Meera B. Chitlur, MD, noted that most children with hemophilia B are treated prophylactically by age 1, or at least by the time they are walking, and suggested it might be better to allow use of the product in those who need it, while collecting data going forward.
“Only over the last couple years have our patients finally had the opportunity to have something that has substantially changed how they are managed or what they can do. This class of drugs is one that has made it possible for these patients to lead a better life, so I think it is really important for us,” said Dr.

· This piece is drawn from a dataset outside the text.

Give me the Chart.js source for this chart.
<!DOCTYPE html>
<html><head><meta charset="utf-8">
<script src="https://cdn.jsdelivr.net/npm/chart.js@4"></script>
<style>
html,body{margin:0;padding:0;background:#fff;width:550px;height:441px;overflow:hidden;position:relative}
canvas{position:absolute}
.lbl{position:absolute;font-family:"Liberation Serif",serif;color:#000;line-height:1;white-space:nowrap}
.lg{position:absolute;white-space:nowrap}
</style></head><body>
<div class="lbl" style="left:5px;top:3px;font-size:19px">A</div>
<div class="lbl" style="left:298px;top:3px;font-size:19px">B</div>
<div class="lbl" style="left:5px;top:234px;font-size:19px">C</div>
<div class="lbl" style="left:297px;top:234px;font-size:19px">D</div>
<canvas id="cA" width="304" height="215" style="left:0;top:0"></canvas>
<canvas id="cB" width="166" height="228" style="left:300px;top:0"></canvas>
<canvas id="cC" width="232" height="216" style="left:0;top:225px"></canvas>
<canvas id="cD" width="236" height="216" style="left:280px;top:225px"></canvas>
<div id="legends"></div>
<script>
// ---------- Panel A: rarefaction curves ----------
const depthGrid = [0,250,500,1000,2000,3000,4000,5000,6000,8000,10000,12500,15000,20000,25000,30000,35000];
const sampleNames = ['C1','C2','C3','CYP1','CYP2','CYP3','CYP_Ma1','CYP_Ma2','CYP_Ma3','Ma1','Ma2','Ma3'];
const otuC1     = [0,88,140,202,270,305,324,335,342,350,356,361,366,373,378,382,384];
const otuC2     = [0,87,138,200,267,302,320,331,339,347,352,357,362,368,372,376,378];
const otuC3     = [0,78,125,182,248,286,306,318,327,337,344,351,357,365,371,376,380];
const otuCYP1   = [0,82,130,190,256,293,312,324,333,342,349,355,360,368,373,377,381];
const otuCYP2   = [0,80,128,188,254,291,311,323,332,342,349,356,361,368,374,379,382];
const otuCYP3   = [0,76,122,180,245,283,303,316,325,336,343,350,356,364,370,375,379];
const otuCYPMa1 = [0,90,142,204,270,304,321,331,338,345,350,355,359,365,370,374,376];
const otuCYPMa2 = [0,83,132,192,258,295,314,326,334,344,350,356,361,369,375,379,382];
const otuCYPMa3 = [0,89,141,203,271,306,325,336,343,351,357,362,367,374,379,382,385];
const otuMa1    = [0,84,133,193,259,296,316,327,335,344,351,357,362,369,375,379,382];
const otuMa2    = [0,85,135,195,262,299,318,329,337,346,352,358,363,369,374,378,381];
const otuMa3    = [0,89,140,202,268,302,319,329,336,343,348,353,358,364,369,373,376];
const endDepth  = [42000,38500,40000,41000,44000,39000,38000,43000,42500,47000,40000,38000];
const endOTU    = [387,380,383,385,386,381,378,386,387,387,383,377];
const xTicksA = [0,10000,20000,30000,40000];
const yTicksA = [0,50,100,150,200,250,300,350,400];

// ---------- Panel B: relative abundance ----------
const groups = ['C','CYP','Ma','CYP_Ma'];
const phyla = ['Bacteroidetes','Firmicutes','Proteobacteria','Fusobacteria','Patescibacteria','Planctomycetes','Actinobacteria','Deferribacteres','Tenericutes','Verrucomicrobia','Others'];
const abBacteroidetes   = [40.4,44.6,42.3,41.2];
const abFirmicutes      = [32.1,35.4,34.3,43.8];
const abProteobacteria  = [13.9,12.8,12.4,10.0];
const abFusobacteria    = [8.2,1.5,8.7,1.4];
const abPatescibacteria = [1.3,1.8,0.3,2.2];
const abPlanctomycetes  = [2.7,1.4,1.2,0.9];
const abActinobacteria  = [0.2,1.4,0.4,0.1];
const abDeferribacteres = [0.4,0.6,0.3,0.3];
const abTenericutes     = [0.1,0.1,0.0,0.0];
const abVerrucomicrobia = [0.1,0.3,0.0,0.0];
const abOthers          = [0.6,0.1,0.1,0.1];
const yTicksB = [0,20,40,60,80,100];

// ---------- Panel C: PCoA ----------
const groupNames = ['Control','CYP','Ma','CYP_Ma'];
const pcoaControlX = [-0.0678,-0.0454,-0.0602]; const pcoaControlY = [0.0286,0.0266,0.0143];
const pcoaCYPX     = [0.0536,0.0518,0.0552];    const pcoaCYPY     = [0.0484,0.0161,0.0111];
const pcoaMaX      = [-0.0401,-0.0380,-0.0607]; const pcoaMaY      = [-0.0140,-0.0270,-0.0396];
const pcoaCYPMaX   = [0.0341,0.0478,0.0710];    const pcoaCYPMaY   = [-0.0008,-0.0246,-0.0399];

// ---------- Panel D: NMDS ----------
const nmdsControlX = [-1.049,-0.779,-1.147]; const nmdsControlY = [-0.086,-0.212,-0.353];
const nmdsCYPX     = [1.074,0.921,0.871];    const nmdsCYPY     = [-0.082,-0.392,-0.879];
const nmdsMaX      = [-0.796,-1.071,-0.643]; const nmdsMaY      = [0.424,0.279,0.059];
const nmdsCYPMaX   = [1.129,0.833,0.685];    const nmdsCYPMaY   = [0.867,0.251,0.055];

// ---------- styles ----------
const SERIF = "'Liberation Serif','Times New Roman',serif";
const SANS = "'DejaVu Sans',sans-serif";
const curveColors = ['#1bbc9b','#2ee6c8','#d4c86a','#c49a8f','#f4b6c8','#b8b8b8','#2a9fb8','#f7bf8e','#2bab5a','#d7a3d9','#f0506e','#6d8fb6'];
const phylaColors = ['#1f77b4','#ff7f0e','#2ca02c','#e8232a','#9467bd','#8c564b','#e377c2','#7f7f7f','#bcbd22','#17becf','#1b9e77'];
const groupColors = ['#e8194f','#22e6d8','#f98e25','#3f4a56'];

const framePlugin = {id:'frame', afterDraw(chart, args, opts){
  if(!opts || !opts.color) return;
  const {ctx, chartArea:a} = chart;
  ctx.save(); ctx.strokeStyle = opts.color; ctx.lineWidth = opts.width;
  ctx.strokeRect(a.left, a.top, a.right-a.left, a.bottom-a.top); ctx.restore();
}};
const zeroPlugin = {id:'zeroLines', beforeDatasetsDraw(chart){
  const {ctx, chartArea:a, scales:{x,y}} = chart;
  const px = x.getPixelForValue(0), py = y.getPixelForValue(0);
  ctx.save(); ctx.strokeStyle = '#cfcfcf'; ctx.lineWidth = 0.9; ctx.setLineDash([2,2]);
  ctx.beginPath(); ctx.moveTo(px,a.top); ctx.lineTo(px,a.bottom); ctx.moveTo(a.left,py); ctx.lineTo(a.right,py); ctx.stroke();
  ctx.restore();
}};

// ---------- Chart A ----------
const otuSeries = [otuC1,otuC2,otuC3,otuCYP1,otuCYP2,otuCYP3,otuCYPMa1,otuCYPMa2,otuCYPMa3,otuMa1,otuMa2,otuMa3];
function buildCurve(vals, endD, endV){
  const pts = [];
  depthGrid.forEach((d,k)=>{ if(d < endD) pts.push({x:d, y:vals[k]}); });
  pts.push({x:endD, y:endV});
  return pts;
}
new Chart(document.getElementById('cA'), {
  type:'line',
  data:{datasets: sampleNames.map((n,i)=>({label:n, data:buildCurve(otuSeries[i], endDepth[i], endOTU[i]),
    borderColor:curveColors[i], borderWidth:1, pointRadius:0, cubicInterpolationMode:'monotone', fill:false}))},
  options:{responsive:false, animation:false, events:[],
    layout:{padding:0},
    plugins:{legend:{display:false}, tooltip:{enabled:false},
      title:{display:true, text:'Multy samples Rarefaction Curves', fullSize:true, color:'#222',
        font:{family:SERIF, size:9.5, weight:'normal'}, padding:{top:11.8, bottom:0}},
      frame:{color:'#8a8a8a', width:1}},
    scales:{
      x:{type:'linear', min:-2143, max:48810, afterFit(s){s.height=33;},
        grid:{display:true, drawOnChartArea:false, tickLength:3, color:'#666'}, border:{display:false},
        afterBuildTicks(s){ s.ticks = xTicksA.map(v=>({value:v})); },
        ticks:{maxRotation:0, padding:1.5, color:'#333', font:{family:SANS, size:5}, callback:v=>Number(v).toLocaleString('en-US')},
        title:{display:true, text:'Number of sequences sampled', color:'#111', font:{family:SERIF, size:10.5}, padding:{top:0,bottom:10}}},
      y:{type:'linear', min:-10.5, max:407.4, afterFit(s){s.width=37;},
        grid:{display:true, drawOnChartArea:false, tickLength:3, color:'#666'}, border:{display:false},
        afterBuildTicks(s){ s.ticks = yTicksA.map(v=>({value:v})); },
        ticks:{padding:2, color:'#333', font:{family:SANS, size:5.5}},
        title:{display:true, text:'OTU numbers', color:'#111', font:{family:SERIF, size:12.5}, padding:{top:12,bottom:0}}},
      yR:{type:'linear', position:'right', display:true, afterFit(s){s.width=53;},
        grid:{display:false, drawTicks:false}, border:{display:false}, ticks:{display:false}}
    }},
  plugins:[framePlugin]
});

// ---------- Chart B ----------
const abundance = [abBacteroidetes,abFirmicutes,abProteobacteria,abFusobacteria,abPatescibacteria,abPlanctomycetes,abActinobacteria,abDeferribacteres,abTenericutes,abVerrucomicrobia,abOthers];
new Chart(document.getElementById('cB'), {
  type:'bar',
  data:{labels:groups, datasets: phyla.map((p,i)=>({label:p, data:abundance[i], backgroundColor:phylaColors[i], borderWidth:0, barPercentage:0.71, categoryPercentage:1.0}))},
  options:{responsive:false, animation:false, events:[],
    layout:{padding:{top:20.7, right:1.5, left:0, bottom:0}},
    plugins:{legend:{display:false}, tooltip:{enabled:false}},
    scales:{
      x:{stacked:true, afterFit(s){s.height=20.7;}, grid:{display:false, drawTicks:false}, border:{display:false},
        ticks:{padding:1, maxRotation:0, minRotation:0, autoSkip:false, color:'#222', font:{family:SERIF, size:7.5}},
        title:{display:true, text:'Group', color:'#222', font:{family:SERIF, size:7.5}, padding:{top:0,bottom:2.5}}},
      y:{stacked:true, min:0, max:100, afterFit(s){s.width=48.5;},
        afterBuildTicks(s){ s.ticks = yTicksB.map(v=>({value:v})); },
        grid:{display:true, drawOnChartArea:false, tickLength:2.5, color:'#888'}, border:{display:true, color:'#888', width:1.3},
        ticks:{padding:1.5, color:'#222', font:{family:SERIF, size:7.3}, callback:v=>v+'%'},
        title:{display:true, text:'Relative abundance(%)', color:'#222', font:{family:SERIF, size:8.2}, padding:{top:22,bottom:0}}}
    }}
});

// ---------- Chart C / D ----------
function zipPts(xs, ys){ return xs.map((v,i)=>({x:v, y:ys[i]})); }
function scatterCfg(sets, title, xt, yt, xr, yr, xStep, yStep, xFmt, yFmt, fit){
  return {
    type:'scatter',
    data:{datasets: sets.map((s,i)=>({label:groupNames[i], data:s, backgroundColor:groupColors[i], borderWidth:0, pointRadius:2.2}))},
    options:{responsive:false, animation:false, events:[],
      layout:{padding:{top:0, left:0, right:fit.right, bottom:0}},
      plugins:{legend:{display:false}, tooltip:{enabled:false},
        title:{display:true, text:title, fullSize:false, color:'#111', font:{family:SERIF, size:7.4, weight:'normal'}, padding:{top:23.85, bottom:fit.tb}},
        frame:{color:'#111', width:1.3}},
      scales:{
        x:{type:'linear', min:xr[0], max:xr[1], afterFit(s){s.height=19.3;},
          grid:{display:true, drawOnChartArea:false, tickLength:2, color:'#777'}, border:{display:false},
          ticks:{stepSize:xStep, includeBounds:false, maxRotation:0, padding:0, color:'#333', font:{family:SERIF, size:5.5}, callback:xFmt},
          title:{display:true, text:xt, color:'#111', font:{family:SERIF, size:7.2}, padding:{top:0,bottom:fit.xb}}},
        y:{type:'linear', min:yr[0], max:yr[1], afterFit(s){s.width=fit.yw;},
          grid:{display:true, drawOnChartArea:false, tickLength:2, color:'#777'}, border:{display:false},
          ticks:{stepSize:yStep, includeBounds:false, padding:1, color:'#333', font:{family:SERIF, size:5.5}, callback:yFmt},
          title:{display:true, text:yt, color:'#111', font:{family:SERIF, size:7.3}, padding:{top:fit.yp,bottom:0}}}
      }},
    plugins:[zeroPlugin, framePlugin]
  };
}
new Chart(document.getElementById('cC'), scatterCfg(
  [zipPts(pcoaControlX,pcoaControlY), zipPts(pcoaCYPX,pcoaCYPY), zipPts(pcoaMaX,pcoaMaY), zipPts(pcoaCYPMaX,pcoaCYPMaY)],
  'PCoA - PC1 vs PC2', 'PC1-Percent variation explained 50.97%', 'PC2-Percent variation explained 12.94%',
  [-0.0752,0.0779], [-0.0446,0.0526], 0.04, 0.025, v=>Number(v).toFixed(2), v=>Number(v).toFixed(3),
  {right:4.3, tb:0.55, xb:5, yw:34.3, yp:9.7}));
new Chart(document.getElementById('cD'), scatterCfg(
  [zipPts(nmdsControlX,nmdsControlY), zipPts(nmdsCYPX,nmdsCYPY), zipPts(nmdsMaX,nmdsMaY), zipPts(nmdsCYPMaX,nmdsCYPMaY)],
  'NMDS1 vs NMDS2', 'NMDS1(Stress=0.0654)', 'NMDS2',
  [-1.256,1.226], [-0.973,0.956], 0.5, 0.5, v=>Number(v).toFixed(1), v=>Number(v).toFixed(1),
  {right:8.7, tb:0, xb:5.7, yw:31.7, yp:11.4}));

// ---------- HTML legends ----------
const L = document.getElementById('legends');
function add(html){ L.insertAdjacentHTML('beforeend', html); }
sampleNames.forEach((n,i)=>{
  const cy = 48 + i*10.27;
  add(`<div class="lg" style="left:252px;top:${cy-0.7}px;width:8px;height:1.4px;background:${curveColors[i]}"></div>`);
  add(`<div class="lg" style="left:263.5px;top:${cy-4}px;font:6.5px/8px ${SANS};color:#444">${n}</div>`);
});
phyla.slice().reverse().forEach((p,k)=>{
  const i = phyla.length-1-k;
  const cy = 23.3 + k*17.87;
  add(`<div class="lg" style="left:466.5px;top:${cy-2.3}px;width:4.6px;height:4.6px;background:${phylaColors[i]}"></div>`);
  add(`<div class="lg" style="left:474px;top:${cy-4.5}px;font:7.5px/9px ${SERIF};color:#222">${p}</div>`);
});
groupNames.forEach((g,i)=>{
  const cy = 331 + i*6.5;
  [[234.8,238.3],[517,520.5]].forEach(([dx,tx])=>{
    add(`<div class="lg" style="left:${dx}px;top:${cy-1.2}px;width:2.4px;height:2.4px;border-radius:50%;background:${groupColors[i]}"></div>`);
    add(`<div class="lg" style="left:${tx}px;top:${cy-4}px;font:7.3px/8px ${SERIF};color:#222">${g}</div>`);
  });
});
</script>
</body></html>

Chitlur of Wayne State University and Children’s Hospital of Michigan, Detroit.
“The youngest children will probably benefit the most. Yes, there are concerns ... but at the same time I think I haven’t heard anything today, or read anything, that has made me want to say it is not safe for the patients that I’m going to take care of,” she added, noting that informed consent is possible and important.
Dr. Chitlur said she completely agrees with the need for systematic data collection, and feels there are already mechanisms in place to achieve that goal.
“I feel comfortable taking this to my patients and saying that here is another option for you,” she said.
Laura Manuelidis, MD, of Yale University, New Haven, Conn., a temporary voting member of the committee, said she was “less sanguine,” about immediate approval. Additional studies of the effects of PEG accumulation in animals are feasible, she said, and could be performed rapidly before approving treatment in children under age 2 years.
Michael Dobbs, MD, of the University of Kentucky, Lexington, also a temporary voting member, agreed it would be valuable to test available cerebrospinal fluid of animals from the preclinical studies. He had no recommendation for additional studies, but agreed on the importance of extensive postmarketing surveillance. He added that patients who undergo CSF testing or magnetic resonance imaging for other clinical reasons should be evaluated for the possible effects of PEG accumulation.
“I think we should follow cognitive outcomes in the postmarket data, probably requiring more neurocognitive data in pediatrics with some validated, standardized tests. It would be reasonable to require a full neurological exam pre- and post-[treatment], especially in those at fixed developmental states,” he said.
It would also be reasonable to monitor children for signs and symptoms of hydrocephalus and for papilledema and other visual disturbances, he added.
“But again, most of all ... whatever we really do recommend, we need standardization, validation – to do this the same [way] for all of the patients,” he said.
Dr. Bryan, of OTAT, said the input from members and guests will be considered as the FDA proceeds with its review of the Biologics Licensing Application for N9-GP. The FDA is not bound by the committee’s guidance.
All members of the advisory committee have been screened and found to be in compliance with respect to potential conflicts of interest. No conflict of interest waivers were issued. Patients who spoke in favor of N9-GP received travel and/or other support from Novo Nordisk.